ROMA – Più poteri ai dirigenti e procedura semplificata per allontanare chi non lavora: sono questi i principi che guidano i tecnici del Ministero della Funzione Pubblica nell’ambito della riforma del ministro Marianna Madia, per rendere efficace le norme più conosciute come “anti-fannulloni” dell’ex ministro Renato Brunetta. Un dato misura la scarsa efficacia di quelle norme: nel 2013, tra i più di 3 milioni di dipendenti statali, rispetto ai 7mila procedimenti disciplinari avviati appena 219 portarono al licenziamento.

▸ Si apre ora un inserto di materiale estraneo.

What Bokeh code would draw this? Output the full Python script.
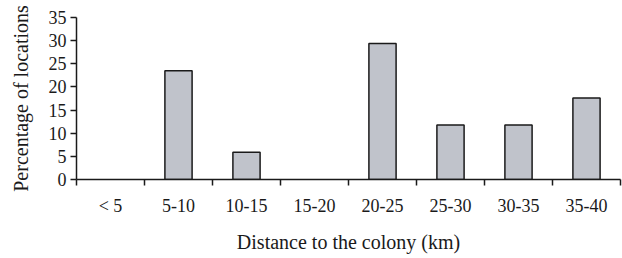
from bokeh.plotting import figure
from bokeh.models import FixedTicker, Range1d, ColumnDataSource
from bokeh.embed import file_html
from bokeh.resources import INLINE

categories = ["< 5", "5-10", "10-15", "15-20", "20-25", "25-30", "30-35", "35-40"]
percentages = [0, 23.5, 5.9, 0, 29.4, 11.8, 11.8, 17.6]
y_ticks = [0, 5, 10, 15, 20, 25, 30, 35]

n = len(categories)
centers = [i + 0.5 for i in range(n)]

FONT = "Liberation Serif"
INK = "#1a1a1a"

p = figure(width=622, height=258, output_backend="svg", toolbar_location=None,
           x_range=Range1d(0, n), y_range=Range1d(0, 35),
           min_border_left=76, min_border_right=2, min_border_top=17, min_border_bottom=79)
p.outline_line_color = None
p.xgrid.visible = False
p.ygrid.visible = False

nz = [i for i, v in enumerate(percentages) if v > 0]
src = ColumnDataSource(dict(x=[centers[i] for i in nz], top=[percentages[i] for i in nz]))
p.vbar(x="x", top="top", width=0.4, bottom=0, source=src,
       fill_color="#c0c3cb", line_color=INK, line_width=1.5)

xa = p.xaxis[0]
xa.ticker = FixedTicker(ticks=centers, minor_ticks=list(range(n + 1)))
xa.major_label_overrides = {c: lab for c, lab in zip(centers, categories)}
xa.major_tick_out = 0
xa.major_tick_in = 0
xa.minor_tick_out = 6
xa.minor_tick_in = 0
xa.minor_tick_line_color = INK
xa.minor_tick_line_width = 1.5
xa.axis_line_color = INK
xa.axis_line_width = 1.5
xa.major_label_standoff = 10
xa.major_label_text_font = FONT
xa.major_label_text_font_size = "18px"
xa.major_label_text_color = INK
xa.axis_label = "Distance to the colony (km)"
xa.axis_label_text_font = FONT
xa.axis_label_text_font_size = "20px"
xa.axis_label_text_font_style = "normal"
xa.axis_label_text_color = INK
xa.axis_label_standoff = 12

ya = p.yaxis[0]
ya.ticker = FixedTicker(ticks=y_ticks)
ya.minor_tick_line_color = None
ya.major_tick_out = 6
ya.major_tick_in = 0
ya.major_tick_line_color = INK
ya.major_tick_line_width = 1.5
ya.axis_line_color = INK
ya.axis_line_width = 1.5
ya.major_label_standoff = 4
ya.major_label_text_font = FONT
ya.major_label_text_font_size = "18px"
ya.major_label_text_color = INK
ya.axis_label = "Percentage of locations"
ya.axis_label_text_font = FONT
ya.axis_label_text_font_size = "20px"
ya.axis_label_text_font_style = "normal"
ya.axis_label_text_color = INK
ya.axis_label_standoff = 14

open("out.html", "w").write(file_html(p, INLINE))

Più precisamente: in 99 casi l’assenza ingiustificata ha portato al licenziamento, 35 volte per negligenze o inadempienze contrattuali. Significa che licenziare per scarso rendimento, nel pubblico è praticamente impossibile se la causa non è accompagnata da una palese violazione di una norma, di un contratto, di un regolamento disciplinare o di un codice etico. Deve essere manifesta, e quindi perseguibile disciplinarmente, la “colpa soggettiva” del lavoratore. Dal Sole 24 Ore ricaviamo il programma per rendere più facili i licenziamenti per scarso rendimento, seguendo il modello adottato nel privato.

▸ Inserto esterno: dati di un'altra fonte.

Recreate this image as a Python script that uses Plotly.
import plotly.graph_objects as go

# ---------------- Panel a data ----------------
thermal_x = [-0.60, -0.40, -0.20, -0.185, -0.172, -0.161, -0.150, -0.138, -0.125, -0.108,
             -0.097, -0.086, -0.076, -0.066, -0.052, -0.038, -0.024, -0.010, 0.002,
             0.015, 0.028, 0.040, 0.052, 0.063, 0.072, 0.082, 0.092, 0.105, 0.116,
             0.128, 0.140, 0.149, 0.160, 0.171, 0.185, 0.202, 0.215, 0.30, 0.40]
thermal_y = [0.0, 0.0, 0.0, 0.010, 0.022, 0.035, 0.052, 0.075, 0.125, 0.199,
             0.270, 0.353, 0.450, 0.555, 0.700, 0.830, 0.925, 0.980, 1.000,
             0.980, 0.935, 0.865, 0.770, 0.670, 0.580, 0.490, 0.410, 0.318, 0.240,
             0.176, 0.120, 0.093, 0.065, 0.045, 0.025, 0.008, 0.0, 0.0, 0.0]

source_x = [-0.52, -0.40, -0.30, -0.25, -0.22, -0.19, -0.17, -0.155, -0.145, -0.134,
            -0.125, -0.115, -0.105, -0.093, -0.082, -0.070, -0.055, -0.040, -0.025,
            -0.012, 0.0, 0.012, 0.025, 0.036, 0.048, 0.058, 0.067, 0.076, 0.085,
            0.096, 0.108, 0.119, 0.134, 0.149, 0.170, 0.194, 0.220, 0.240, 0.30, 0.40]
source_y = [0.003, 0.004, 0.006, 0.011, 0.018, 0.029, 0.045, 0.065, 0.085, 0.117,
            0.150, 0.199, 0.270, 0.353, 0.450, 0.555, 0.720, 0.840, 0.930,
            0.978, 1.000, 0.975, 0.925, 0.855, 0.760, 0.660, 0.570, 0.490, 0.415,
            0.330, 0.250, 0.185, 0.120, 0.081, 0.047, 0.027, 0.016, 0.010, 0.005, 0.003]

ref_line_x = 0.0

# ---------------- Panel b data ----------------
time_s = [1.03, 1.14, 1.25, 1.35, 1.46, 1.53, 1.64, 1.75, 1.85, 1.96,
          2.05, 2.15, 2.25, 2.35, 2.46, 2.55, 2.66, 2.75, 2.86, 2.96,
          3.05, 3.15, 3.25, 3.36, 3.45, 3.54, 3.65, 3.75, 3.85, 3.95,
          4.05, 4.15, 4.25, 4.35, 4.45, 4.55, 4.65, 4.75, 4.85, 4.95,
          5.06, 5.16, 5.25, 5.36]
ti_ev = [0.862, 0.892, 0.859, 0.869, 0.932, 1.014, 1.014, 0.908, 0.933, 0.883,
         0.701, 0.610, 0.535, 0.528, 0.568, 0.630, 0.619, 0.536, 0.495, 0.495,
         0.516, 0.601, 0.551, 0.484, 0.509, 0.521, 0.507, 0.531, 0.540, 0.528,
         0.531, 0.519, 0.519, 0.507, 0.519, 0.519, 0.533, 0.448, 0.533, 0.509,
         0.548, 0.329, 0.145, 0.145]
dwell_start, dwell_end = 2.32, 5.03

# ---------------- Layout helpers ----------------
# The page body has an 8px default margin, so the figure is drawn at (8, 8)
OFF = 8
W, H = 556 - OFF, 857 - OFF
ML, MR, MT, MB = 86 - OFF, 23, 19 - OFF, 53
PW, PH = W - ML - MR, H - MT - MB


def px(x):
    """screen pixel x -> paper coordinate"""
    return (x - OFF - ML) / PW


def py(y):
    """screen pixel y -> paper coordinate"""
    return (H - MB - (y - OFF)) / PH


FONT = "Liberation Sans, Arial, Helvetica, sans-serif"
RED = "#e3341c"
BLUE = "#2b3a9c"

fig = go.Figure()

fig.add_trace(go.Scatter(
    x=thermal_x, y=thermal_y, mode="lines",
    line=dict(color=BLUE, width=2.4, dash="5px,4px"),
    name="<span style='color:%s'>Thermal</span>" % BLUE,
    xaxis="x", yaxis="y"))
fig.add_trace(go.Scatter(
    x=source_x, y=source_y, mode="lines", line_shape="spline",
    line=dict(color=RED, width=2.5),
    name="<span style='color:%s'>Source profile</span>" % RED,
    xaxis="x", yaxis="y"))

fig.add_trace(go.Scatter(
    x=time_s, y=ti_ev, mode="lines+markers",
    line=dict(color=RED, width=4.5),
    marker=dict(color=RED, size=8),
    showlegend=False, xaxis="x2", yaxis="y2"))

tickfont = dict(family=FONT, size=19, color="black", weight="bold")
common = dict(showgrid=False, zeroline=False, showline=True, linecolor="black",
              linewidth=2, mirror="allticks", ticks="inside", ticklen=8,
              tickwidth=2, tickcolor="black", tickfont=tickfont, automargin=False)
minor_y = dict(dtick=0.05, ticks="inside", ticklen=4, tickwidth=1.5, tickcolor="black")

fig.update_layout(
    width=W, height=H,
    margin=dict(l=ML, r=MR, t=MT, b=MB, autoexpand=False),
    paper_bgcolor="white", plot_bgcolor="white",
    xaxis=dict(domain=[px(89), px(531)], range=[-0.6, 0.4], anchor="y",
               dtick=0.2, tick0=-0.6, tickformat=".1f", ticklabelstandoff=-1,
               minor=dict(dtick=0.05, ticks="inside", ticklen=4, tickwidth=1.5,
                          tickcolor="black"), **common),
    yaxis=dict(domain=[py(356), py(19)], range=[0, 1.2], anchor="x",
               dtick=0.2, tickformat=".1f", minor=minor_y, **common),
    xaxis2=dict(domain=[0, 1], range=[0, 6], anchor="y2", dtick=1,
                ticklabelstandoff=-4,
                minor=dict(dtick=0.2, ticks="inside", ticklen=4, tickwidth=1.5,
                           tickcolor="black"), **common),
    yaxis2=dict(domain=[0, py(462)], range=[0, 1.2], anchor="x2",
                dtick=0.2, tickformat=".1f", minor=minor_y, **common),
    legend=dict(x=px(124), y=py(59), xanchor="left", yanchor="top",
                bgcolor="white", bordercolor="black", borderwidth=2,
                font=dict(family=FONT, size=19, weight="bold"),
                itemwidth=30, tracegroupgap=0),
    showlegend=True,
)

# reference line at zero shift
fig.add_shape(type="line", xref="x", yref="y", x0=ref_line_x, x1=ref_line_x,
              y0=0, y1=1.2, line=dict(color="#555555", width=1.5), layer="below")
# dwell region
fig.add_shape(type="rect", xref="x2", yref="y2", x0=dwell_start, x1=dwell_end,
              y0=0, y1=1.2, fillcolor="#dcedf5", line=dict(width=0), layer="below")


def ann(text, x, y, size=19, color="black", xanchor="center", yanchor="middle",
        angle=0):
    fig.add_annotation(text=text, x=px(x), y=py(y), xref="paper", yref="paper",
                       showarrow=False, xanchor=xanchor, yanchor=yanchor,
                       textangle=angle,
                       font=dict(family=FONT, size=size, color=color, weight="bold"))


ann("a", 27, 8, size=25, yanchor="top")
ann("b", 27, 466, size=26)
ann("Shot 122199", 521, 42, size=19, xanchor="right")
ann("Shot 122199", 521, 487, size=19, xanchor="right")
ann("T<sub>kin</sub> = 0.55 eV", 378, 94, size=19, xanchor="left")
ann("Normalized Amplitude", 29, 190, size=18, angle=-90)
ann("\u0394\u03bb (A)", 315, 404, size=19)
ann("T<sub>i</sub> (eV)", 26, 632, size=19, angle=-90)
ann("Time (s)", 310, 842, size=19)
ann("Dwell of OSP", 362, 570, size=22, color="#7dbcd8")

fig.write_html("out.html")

L’idea dei tecnici della Pa è di guardare a quanto accade nel privato, dove il licenziamento per scarso rendimento, evidenzia Arturo Maresca, ordinario di diritto del Lavoro alla Sapienza di Roma, è sempre praticabile, «con una modalità collaudata, quella del licenziamento disciplinare, che può essere adottato a seguito di un procedimento nel quale si contesta al lavoratore una prestazione scarsa per un comportamento di negligenza o di imperizia, oppure con una modalità che si inizia a profilare in giurisprudenza, cioè quella dello scarso rendimento oggettivamente misurato in base al rendimento di un gruppo omogeneo di lavoratori, che identifica il parametro della normale prestazione, rispetto al quale è possibile valutare una prestazione significativamente e costantemente inferiore che determina un giustificato motivo oggettivo di recesso».
Una normativa comunque più agevole (non ci sono presupposti rigidamente fissati), su cui i tecnici di palazzo Vidoni starebbero ragionando per “esportarla” nella Pa. L’ipotesi allo studio è mantenere il sistema di valutazione (che continuerebbe a fornire indicazioni sul rendimento del lavoratore), ma senza che questo costituisca passaggio obbligato per arrivare al recesso. Potrebbe essere infatti il dirigente ad accertare lo scarso rendimento colpevole del lavoratore. Quest’ultimo avrebbe un breve periodo per ravvedersi, dopo di che si arriverebbe al recesso (verrebbero confermate le garanzie del procedimento disciplinare). (Giorgio Pogliotti e Claudio Tucci, Il Sole 24 Ore).